From the U.S. perspective, the comments by Ambassador Froman and the stated tone of the OCR report suggest that India’s efforts to initiate reforms in its IPR policy framework have significantly eased concerns. The expressions of support for the design of appropriate IPR frameworks in a range of fields, from copyright to medicine and beyond are accompanied by the recognition that knowledge and technology do have a critical role to play in inclusive growth and development. This is consistent with the larger national interest being the raison d’etre for India’s reform of its IPR regime.

All this represents a very good beginning to the resolution of the bilateral stresses on IPR issues. But, it is important to remember that it is just a beginning. To the extent that the U.S. pre-summit position was influenced by claims from several businesses that their interests were being hurt, potential frictions have not yet been completely pushed aside. Businesses will obviously respond to specific actions by the Indian government, either positively or negatively. In the latter instance, pressure on the U.S. government to curb its enthusiasm will re-emerge. By the same token, on the Indian side, any perception amongst domestic interests that the reforms being proposed are being done to satisfy U.S. demands will provoke immediate resistance and potentially thwart change, particularly if it requires legislative action.

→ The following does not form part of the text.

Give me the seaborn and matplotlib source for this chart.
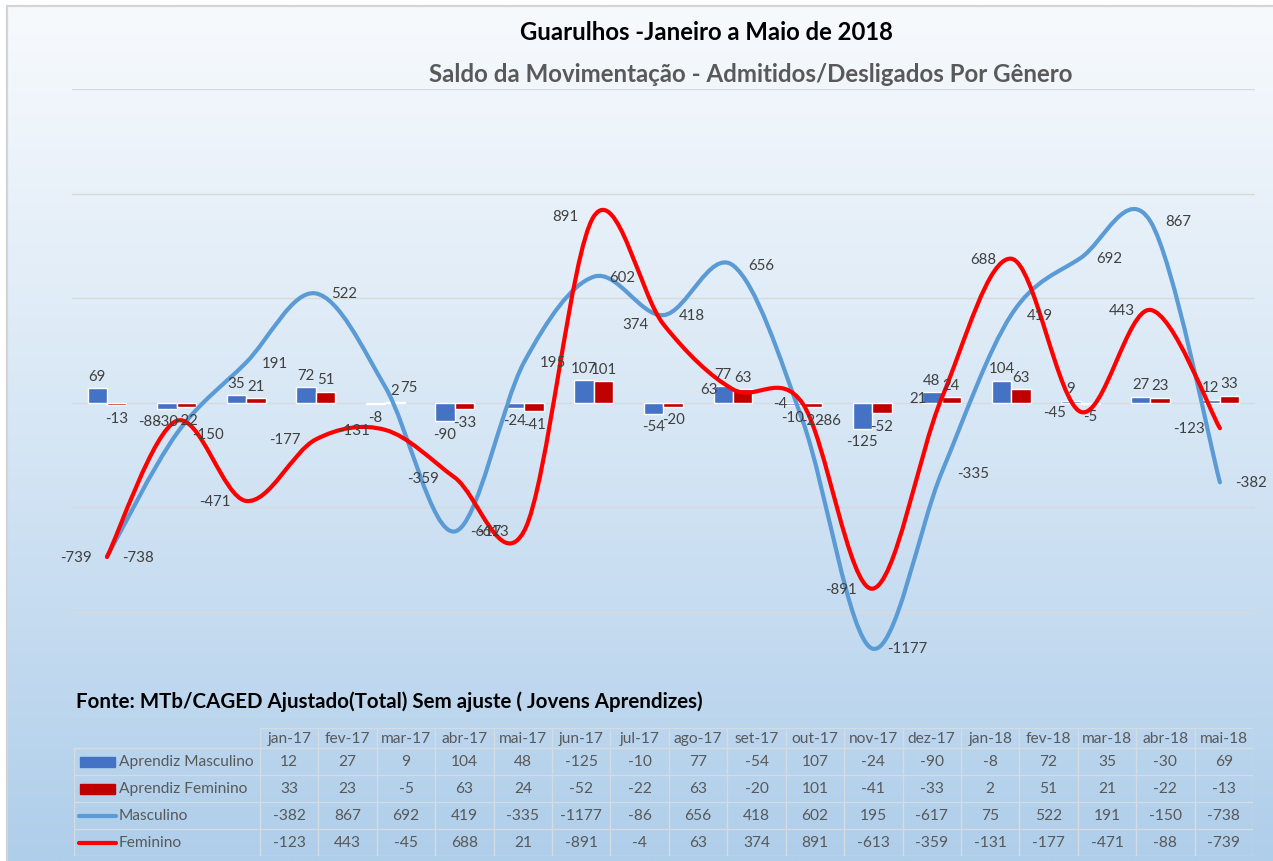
import numpy as np
import pandas as pd
import matplotlib
matplotlib.use('Agg')
import matplotlib.pyplot as plt
from matplotlib.path import Path
from matplotlib.patches import PathPatch, Rectangle
import seaborn as sns

# dados (ordem da tabela)
meses = ['jan-17', 'fev-17', 'mar-17', 'abr-17', 'mai-17', 'jun-17', 'jul-17', 'ago-17', 'set-17',
         'out-17', 'nov-17', 'dez-17', 'jan-18', 'fev-18', 'mar-18', 'abr-18', 'mai-18']
aprendiz_masc = [12, 27, 9, 104, 48, -125, -10, 77, -54, 107, -24, -90, -8, 72, 35, -30, 69]
aprendiz_fem = [33, 23, -5, 63, 24, -52, -22, 63, -20, 101, -41, -33, 2, 51, 21, -22, -13]
masculino = [-382, 867, 692, 419, -335, -1177, -86, 656, 418, 602, 195, -617, 75, 522, 191, -150, -738]
feminino = [-123, 443, -45, 688, 21, -891, -4, 63, 374, 891, -613, -359, -131, -177, -471, -88, -739]

titulo = 'Guarulhos -Janeiro a Maio de 2018'
subtitulo = 'Saldo da Movimentação - Admitidos/Desligados Por Gênero'
fonte = 'Fonte: MTb/CAGED Ajustado(Total) Sem ajuste ( Jovens Aprendizes)'

# o grafico mostra os meses em ordem inversa
ordem = meses[::-1]

cor_am = '#4472C4'
cor_af = '#C00000'
cor_m = '#5B9BD5'
cor_f = '#FF0000'

sns.set_style('white')
plt.rcParams['font.family'] = ['Lato', 'DejaVu Sans']

W, H = 1273, 862
fig = plt.figure(figsize=(W / 100, H / 100), dpi=100)

# fundo com degrade
bg = fig.add_axes([0, 0, 1, 1], zorder=-10)
c_top = np.array([247, 250, 253]) / 255
c_mid = np.array([214, 230, 245]) / 255
c_bot = np.array([175, 206, 234]) / 255
img = np.zeros((400, 1, 3))
for k in range(400):
    f = k / 399
    if f < 0.5:
        img[k, 0] = c_top + (c_mid - c_top) * f / 0.5
    else:
        img[k, 0] = c_mid + (c_bot - c_mid) * (f - 0.5) / 0.5
bg.imshow(img, aspect='auto', extent=[8, W, H, 8])
bg.set_xlim(0, W)
bg.set_ylim(H, 0)
bg.plot([7, 7], [7, H], color='#D4D4D4', lw=1.6)
bg.plot([7, W], [7, 7], color='#D4D4D4', lw=1.6)
bg.axis('off')

# area do grafico
ax = fig.add_axes([72.2 / W, 1 - 717 / H, (1254.7 - 72.2) / W, (717 - 90) / H])
ax.set_facecolor('none')

df = pd.DataFrame({
    'mes': meses * 2,
    'serie': ['Aprendiz Masculino'] * len(meses) + ['Aprendiz Feminino'] * len(meses),
    'valor': aprendiz_masc + aprendiz_fem,
})
sns.barplot(data=df, x='mes', y='valor', hue='serie', order=ordem,
            hue_order=['Aprendiz Masculino', 'Aprendiz Feminino'],
            palette={'Aprendiz Masculino': cor_am, 'Aprendiz Feminino': cor_af},
            width=0.56, gap=0, errorbar=None, legend=False, saturation=1, ax=ax, zorder=2)

for cont in ax.containers:
    ax.bar_label(cont, padding=4, fontsize=10.8, color='#404040', zorder=6)


def curva(x, y):
    # linha suavizada (bezier tipo Catmull-Rom, como no Excel)
    px = np.concatenate([[x[0]], x, [x[-1]]]).astype(float)
    py = np.concatenate([[y[0]], y, [y[-1]]]).astype(float)
    verts = [(px[1], py[1])]
    codes = [Path.MOVETO]
    for i in range(len(x) - 1):
        c1 = (px[i + 1] + (px[i + 2] - px[i]) / 6, py[i + 1] + (py[i + 2] - py[i]) / 6)
        c2 = (px[i + 2] - (px[i + 3] - px[i + 1]) / 6, py[i + 2] - (py[i + 3] - py[i + 1]) / 6)
        verts += [c1, c2, (px[i + 2], py[i + 2])]
        codes += [Path.CURVE4] * 3
    return Path(verts, codes)


xs = np.arange(len(ordem))
m_plot = masculino[::-1]
f_plot = feminino[::-1]
ax.add_patch(PathPatch(curva(xs, m_plot), fill=False, edgecolor=cor_m, lw=3, zorder=4,
                       capstyle='round', joinstyle='round'))
ax.add_patch(PathPatch(curva(xs, f_plot), fill=False, edgecolor=cor_f, lw=3, zorder=5,
                       capstyle='round', joinstyle='round'))

for x, v in zip(xs, m_plot):
    ax.annotate(str(v), (x, v), xytext=(11, 0), textcoords='offset points',
                ha='left', va='center', fontsize=10.8, color='#404040', zorder=7)
for x, v in zip(xs, f_plot):
    ax.annotate(str(v), (x, v), xytext=(-11, 0), textcoords='offset points',
                ha='right', va='center', fontsize=10.8, color='#404040', zorder=7)

ax.set_xlim(-0.5, len(ordem) - 0.5)
ax.set_ylim(-1500, 1500)
ax.set_yticks(np.arange(-1500, 1501, 500))
ax.grid(axis='y', color='#D9D9D9', lw=1, zorder=0)
ax.set_axisbelow(True)
ax.tick_params(left=False, bottom=False, labelleft=False, labelbottom=False)
ax.set_xlabel('')
ax.set_ylabel('')
sns.despine(ax=ax, left=True, bottom=True)

# titulos
fig.text(706 / W, 1 - 33 / H, titulo, ha='center', va='center', fontsize=17.2,
         fontweight='bold', color='black')
fig.text(751 / W, 1 - 75 / H, subtitulo, ha='center', va='center', fontsize=17.3,
         fontweight='bold', color='#595959')
fig.text(76 / W, 1 - 702 / H, fonte, ha='left', va='center', fontsize=14.8,
         fontweight='bold', color='black')

# tabela de dados
x0, x1, y0, y1 = 74, 1253, 729, 857
tab = fig.add_axes([x0 / W, 1 - y1 / H, (x1 - x0) / W, (y1 - y0) / H])
tab.set_xlim(0, x1 - x0)
tab.set_ylim(y1 - y0, 0)
tab.axis('off')
lc = '#D3DBE3'
col0 = 186
cw = (x1 - x0 - col0) / len(meses)
hh = 20
rh = 27
tab.plot([col0, x1 - x0], [0, 0], color=lc, lw=1)
for r in range(5):
    yy = hh + r * rh
    tab.plot([0, x1 - x0], [yy, yy], color=lc, lw=1)
tab.plot([0, 0], [hh, hh + 4 * rh], color=lc, lw=1)
for k in range(len(meses) + 1):
    tab.plot([col0 + k * cw] * 2, [0, hh + 4 * rh], color=lc, lw=1)

for k, m in enumerate(meses):
    tab.text(col0 + (k + 0.5) * cw, hh / 2, m, ha='center', va='center', fontsize=11.2, color='#595959')

linhas = [('Aprendiz Masculino', aprendiz_masc, cor_am, 'bar'),
          ('Aprendiz Feminino', aprendiz_fem, cor_af, 'bar'),
          ('Masculino', masculino, cor_m, 'line'),
          ('Feminino', feminino, cor_f, 'line')]
for r, (nome, vals, cor, tipo) in enumerate(linhas):
    yc = hh + (r + 0.5) * rh
    if tipo == 'bar':
        tab.add_patch(Rectangle((6, yc - 5), 35, 10, color=cor, clip_on=False))
    else:
        tab.plot([5, 42], [yc, yc], color=cor, lw=3, solid_capstyle='round', clip_on=False)
    tab.text(45, yc, nome, ha='left', va='center', fontsize=11.2, color='#595959')
    for k, v in enumerate(vals):
        tab.text(col0 + (k + 0.5) * cw, yc, str(v), ha='center', va='center',
                 fontsize=11.2, color='#595959')

fig.savefig('out.png', dpi=100)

This is the complex and uncertain backdrop to the functioning of the high level working group. To have a chance of effectiveness, it needs to base its approach on three considerations.

First, India’s negotiating position must be based on a clear demonstration of protection and advancement of national interests, relating to both the innovation environment and the spread of benefits of technology.

Second, business interests on both sides need to be fully engaged in the process. They undoubtedly already are, but a continuous demonstration through the process that their interests are being helped or not being harmed will make the group’s functioning that much smoother.

Third, on the larger technology for development, the principle of “eminent domain” – which essentially allows the state to subordinate private property rights to the public interest in certain circumstances – must be given some space. In areas like health there is a welfare justification for making some options affordable, which would require capping the potential returns on IPR. Eminent domain is a well-established principle in U.S. jurisprudence. To the extent that it has a welfare-enhancing role in the IPR domain, the working group should explore it and seek to lay down some explicit boundaries.

To conclude, IPR is a domain that appears to have seen significant and positive movements from both India and the U.S. since the September 2014 summit. The considerations laid out above should enable the high level working group to reconcile both private and public interests in the two countries.